What you need to do: All of the material should be reproduced exactly, with pictures left out.

Dataset section:

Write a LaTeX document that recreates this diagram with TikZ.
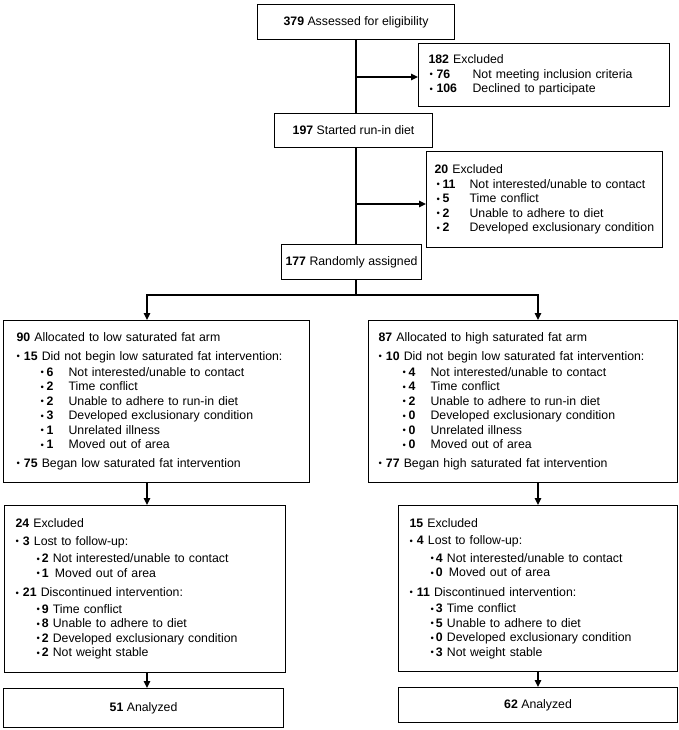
\documentclass[tikz,border=0pt]{standalone}
\usepackage{fontspec}
\setmainfont{Liberation Sans}
\usetikzlibrary{arrows.meta}
\newcommand\bul{\raisebox{0.6pt}{\fontsize{9.5}{9.5}\selectfont\char"2022}}
% indent, bullet box width, number box width, number, text
\newcommand\ent[5]{\hspace*{#1}\makebox[#2][l]{\bul}\makebox[#3][l]{\textbf{#4}}#5}
\newcommand\tl[2]{\bul\ \textbf{#1} #2}
\begin{document}
\begin{tikzpicture}[x=1pt,y=-1pt,
  every node/.style={font=\fontsize{12.3}{14.5}\selectfont},
  boxc/.style={draw, line width=1.1pt, inner sep=2pt, align=center, anchor=north west},
  boxl/.style={draw, line width=1.1pt, inner ysep=0pt, align=left, anchor=north west},
  conn/.style={line width=1.3pt},
  arr/.style={line width=1.3pt, -{Triangle[length=7pt,width=6.5pt]}}]
\path[use as bounding box] (0,0) rectangle (679,730);

% top chain
\node[boxc, minimum width=197pt, minimum height=35pt] (A) at (257,4) {\textbf{379} Assessed for eligibility};
\node[boxl, minimum height=63pt, inner xsep=10pt, text width=231pt] (B) at (418,43) {%
\textbf{182} Excluded\\
\ent{1pt}{7pt}{36pt}{76}{Not meeting inclusion criteria}\\
\ent{1pt}{7pt}{36pt}{106}{Declined to participate}};
\node[boxc, minimum width=158pt, minimum height=34pt] (C) at (274,113) {\textbf{197} Started run-in diet};
\node[boxl, minimum height=96pt, inner xsep=8pt, text width=220pt] (D) at (426,151) {%
\textbf{20} Excluded\\
\ent{2pt}{6pt}{27pt}{11}{Not interested/unable to contact}\\
\ent{2pt}{6pt}{27pt}{5}{Time conflict}\\
\ent{2pt}{6pt}{27pt}{2}{Unable to adhere to diet}\\
\ent{2pt}{6pt}{27pt}{2}{Developed exclusionary condition}};
\node[boxc, minimum width=140pt, minimum height=35pt] (E) at (281,244) {\textbf{177} Randomly assigned};

% arms
\node[boxl, minimum height=162pt, inner xsep=13pt, text width=280pt] (F) at (3,320) {%
\textbf{90} Allocated to low saturated fat arm\\[4pt]
\tl{15}{Did not begin low saturated fat intervention:}\\[1.5pt]
\ent{24pt}{6pt}{22pt}{6}{Not interested/unable to contact}\\
\ent{24pt}{6pt}{22pt}{2}{Time conflict}\\
\ent{24pt}{6pt}{22pt}{2}{Unable to adhere to run-in diet}\\
\ent{24pt}{6pt}{22pt}{3}{Developed exclusionary condition}\\
\ent{24pt}{6pt}{22pt}{1}{Unrelated illness}\\
\ent{24pt}{6pt}{22pt}{1}{Moved out of area}\\[4pt]
\tl{75}{Began low saturated fat intervention}};
\node[boxl, minimum height=162pt, inner xsep=10pt, text width=289pt] (G) at (368,320) {%
\textbf{87} Allocated to high saturated fat arm\\[4pt]
\tl{10}{Did not begin low saturated fat intervention:}\\[1.5pt]
\ent{24pt}{6pt}{22pt}{4}{Not interested/unable to contact}\\
\ent{24pt}{6pt}{22pt}{4}{Time conflict}\\
\ent{24pt}{6pt}{22pt}{2}{Unable to adhere to run-in diet}\\
\ent{24pt}{6pt}{22pt}{0}{Developed exclusionary condition}\\
\ent{24pt}{6pt}{22pt}{0}{Unrelated illness}\\
\ent{24pt}{6pt}{22pt}{0}{Moved out of area}\\[4pt]
\tl{77}{Began high saturated fat intervention}};

% excluded after intervention
\node[boxl, minimum height=167pt, inner xsep=11pt, text width=259pt] (F2) at (4,505) {%
\textbf{24} Excluded\\[3pt]
\tl{3}{Lost to follow-up:}\\[3pt]
\hspace*{21pt}\bul\,\textbf{2} Not interested/unable to contact\\
\hspace*{21pt}\bul\,\textbf{1}\, Moved out of area\\[5pt]
\tl{21}{Discontinued intervention:}\\[2pt]
\hspace*{21pt}\bul\,\textbf{9} Time conflict\\
\hspace*{21pt}\bul\,\textbf{8} Unable to adhere to diet\\
\hspace*{21pt}\bul\,\textbf{2} Developed exclusionary condition\\
\hspace*{21pt}\bul\,\textbf{2} Not weight stable};
\node[boxl, minimum height=166pt, inner xsep=11pt, text width=257pt] (G2) at (398,505) {%
\textbf{15} Excluded\\[3pt]
\tl{4}{Lost to follow-up:}\\[3pt]
\hspace*{21pt}\bul\,\textbf{4} Not interested/unable to contact\\
\hspace*{21pt}\bul\,\textbf{0}\, Moved out of area\\[5pt]
\tl{11}{Discontinued intervention:}\\[2pt]
\hspace*{21pt}\bul\,\textbf{3} Time conflict\\
\hspace*{21pt}\bul\,\textbf{5} Unable to adhere to diet\\
\hspace*{21pt}\bul\,\textbf{0} Developed exclusionary condition\\
\hspace*{21pt}\bul\,\textbf{3} Not weight stable};

% analyzed
\node[boxc, minimum width=280pt, minimum height=39pt] (F3) at (3,688) {\textbf{51} Analyzed};
\node[boxc, minimum width=279pt, minimum height=35pt] (G3) at (398,687) {\textbf{62} Analyzed};

% connectors
\coordinate (tx) at (356,0);
\coordinate (b1) at (356,77);
\coordinate (b2) at (356,204);
\coordinate (br) at (356,295);
\coordinate (lx) at (147,0);
\coordinate (rx) at (538,0);
\draw[conn] (A.south -| tx) -- (C.north -| tx);
\draw[arr] (b1) -- (b1 -| B.west);
\draw[conn] (C.south -| tx) -- (E.north -| tx);
\draw[arr] (b2) -- (b2 -| D.west);
\draw[conn] (E.south -| tx) -- (br);
\draw[arr] (br) -| (F.north -| lx);
\draw[arr] (br) -| (G.north -| rx);
\draw[arr] (F.south -| lx) -- (F2.north -| lx);
\draw[arr] (F2.south -| lx) -- (F3.north -| lx);
\draw[arr] (G.south -| rx) -- (G2.north -| rx);
\draw[arr] (G2.south -| rx) -- (G3.north -| rx);
\end{tikzpicture}
\end{document}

Final result:
Write a LaTeX document that recreates this diagram with TikZ.
\documentclass[tikz,border=0pt]{standalone}
\usepackage{fontspec}
\setmainfont{Liberation Sans}
\usetikzlibrary{arrows.meta}
\newcommand\bul{\raisebox{0.6pt}{\fontsize{9.5}{9.5}\selectfont\char"2022}}
% indent, bullet box width, number box width, number, text
\newcommand\ent[5]{\hspace*{#1}\makebox[#2][l]{\bul}\makebox[#3][l]{\textbf{#4}}#5}
\newcommand\tl[2]{\bul\ \textbf{#1} #2}
\begin{document}
\begin{tikzpicture}[x=1pt,y=-1pt,
  every node/.style={font=\fontsize{12.3}{14.5}\selectfont},
  boxc/.style={draw, line width=1.1pt, inner sep=2pt, align=center, anchor=north west},
  boxl/.style={draw, line width=1.1pt, inner ysep=0pt, align=left, anchor=north west},
  conn/.style={line width=1.3pt},
  arr/.style={line width=1.3pt, -{Triangle[length=7pt,width=6.5pt]}}]
\path[use as bounding box] (0,0) rectangle (679,730);

% top chain
\node[boxc, minimum width=197pt, minimum height=35pt] (A) at (257,4) {\textbf{379} Assessed for eligibility};
\node[boxl, minimum height=63pt, inner xsep=10pt, text width=231pt] (B) at (418,43) {%
\textbf{182} Excluded\\
\ent{1pt}{7pt}{36pt}{76}{Not meeting inclusion criteria}\\
\ent{1pt}{7pt}{36pt}{106}{Declined to participate}};
\node[boxc, minimum width=158pt, minimum height=34pt] (C) at (274,113) {\textbf{197} Started run-in diet};
\node[boxl, minimum height=96pt, inner xsep=8pt, text width=220pt] (D) at (426,151) {%
\textbf{20} Excluded\\
\ent{2pt}{6pt}{27pt}{11}{Not interested/unable to contact}\\
\ent{2pt}{6pt}{27pt}{5}{Time conflict}\\
\ent{2pt}{6pt}{27pt}{2}{Unable to adhere to diet}\\
\ent{2pt}{6pt}{27pt}{2}{Developed exclusionary condition}};
\node[boxc, minimum width=140pt, minimum height=35pt] (E) at (281,244) {\textbf{177} Randomly assigned};

% arms
\node[boxl, minimum height=162pt, inner xsep=13pt, text width=280pt] (F) at (3,320) {%
\textbf{90} Allocated to low saturated fat arm\\[4pt]
\tl{15}{Did not begin low saturated fat intervention:}\\[1.5pt]
\ent{24pt}{6pt}{22pt}{6}{Not interested/unable to contact}\\
\ent{24pt}{6pt}{22pt}{2}{Time conflict}\\
\ent{24pt}{6pt}{22pt}{2}{Unable to adhere to run-in diet}\\
\ent{24pt}{6pt}{22pt}{3}{Developed exclusionary condition}\\
\ent{24pt}{6pt}{22pt}{1}{Unrelated illness}\\
\ent{24pt}{6pt}{22pt}{1}{Moved out of area}\\[4pt]
\tl{75}{Began low saturated fat intervention}};
\node[boxl, minimum height=162pt, inner xsep=10pt, text width=289pt] (G) at (368,320) {%
\textbf{87} Allocated to high saturated fat arm\\[4pt]
\tl{10}{Did not begin low saturated fat intervention:}\\[1.5pt]
\ent{24pt}{6pt}{22pt}{4}{Not interested/unable to contact}\\
\ent{24pt}{6pt}{22pt}{4}{Time conflict}\\
\ent{24pt}{6pt}{22pt}{2}{Unable to adhere to run-in diet}\\
\ent{24pt}{6pt}{22pt}{0}{Developed exclusionary condition}\\
\ent{24pt}{6pt}{22pt}{0}{Unrelated illness}\\
\ent{24pt}{6pt}{22pt}{0}{Moved out of area}\\[4pt]
\tl{77}{Began high saturated fat intervention}};

% excluded after intervention
\node[boxl, minimum height=167pt, inner xsep=11pt, text width=259pt] (F2) at (4,505) {%
\textbf{24} Excluded\\[3pt]
\tl{3}{Lost to follow-up:}\\[3pt]
\hspace*{21pt}\bul\,\textbf{2} Not interested/unable to contact\\
\hspace*{21pt}\bul\,\textbf{1}\, Moved out of area\\[5pt]
\tl{21}{Discontinued intervention:}\\[2pt]
\hspace*{21pt}\bul\,\textbf{9} Time conflict\\
\hspace*{21pt}\bul\,\textbf{8} Unable to adhere to diet\\
\hspace*{21pt}\bul\,\textbf{2} Developed exclusionary condition\\
\hspace*{21pt}\bul\,\textbf{2} Not weight stable};
\node[boxl, minimum height=166pt, inner xsep=11pt, text width=257pt] (G2) at (398,505) {%
\textbf{15} Excluded\\[3pt]
\tl{4}{Lost to follow-up:}\\[3pt]
\hspace*{21pt}\bul\,\textbf{4} Not interested/unable to contact\\
\hspace*{21pt}\bul\,\textbf{0}\, Moved out of area\\[5pt]
\tl{11}{Discontinued intervention:}\\[2pt]
\hspace*{21pt}\bul\,\textbf{3} Time conflict\\
\hspace*{21pt}\bul\,\textbf{5} Unable to adhere to diet\\
\hspace*{21pt}\bul\,\textbf{0} Developed exclusionary condition\\
\hspace*{21pt}\bul\,\textbf{3} Not weight stable};

% analyzed
\node[boxc, minimum width=280pt, minimum height=39pt] (F3) at (3,688) {\textbf{51} Analyzed};
\node[boxc, minimum width=279pt, minimum height=35pt] (G3) at (398,687) {\textbf{62} Analyzed};

% connectors
\coordinate (tx) at (356,0);
\coordinate (b1) at (356,77);
\coordinate (b2) at (356,204);
\coordinate (br) at (356,295);
\coordinate (lx) at (147,0);
\coordinate (rx) at (538,0);
\draw[conn] (A.south -| tx) -- (C.north -| tx);
\draw[arr] (b1) -- (b1 -| B.west);
\draw[conn] (C.south -| tx) -- (E.north -| tx);
\draw[arr] (b2) -- (b2 -| D.west);
\draw[conn] (E.south -| tx) -- (br);
\draw[arr] (br) -| (F.north -| lx);
\draw[arr] (br) -| (G.north -| rx);
\draw[arr] (F.south -| lx) -- (F2.north -| lx);
\draw[arr] (F2.south -| lx) -- (F3.north -| lx);
\draw[arr] (G.south -| rx) -- (G2.north -| rx);
\draw[arr] (G2.south -| rx) -- (G3.north -| rx);
\end{tikzpicture}
\end{document}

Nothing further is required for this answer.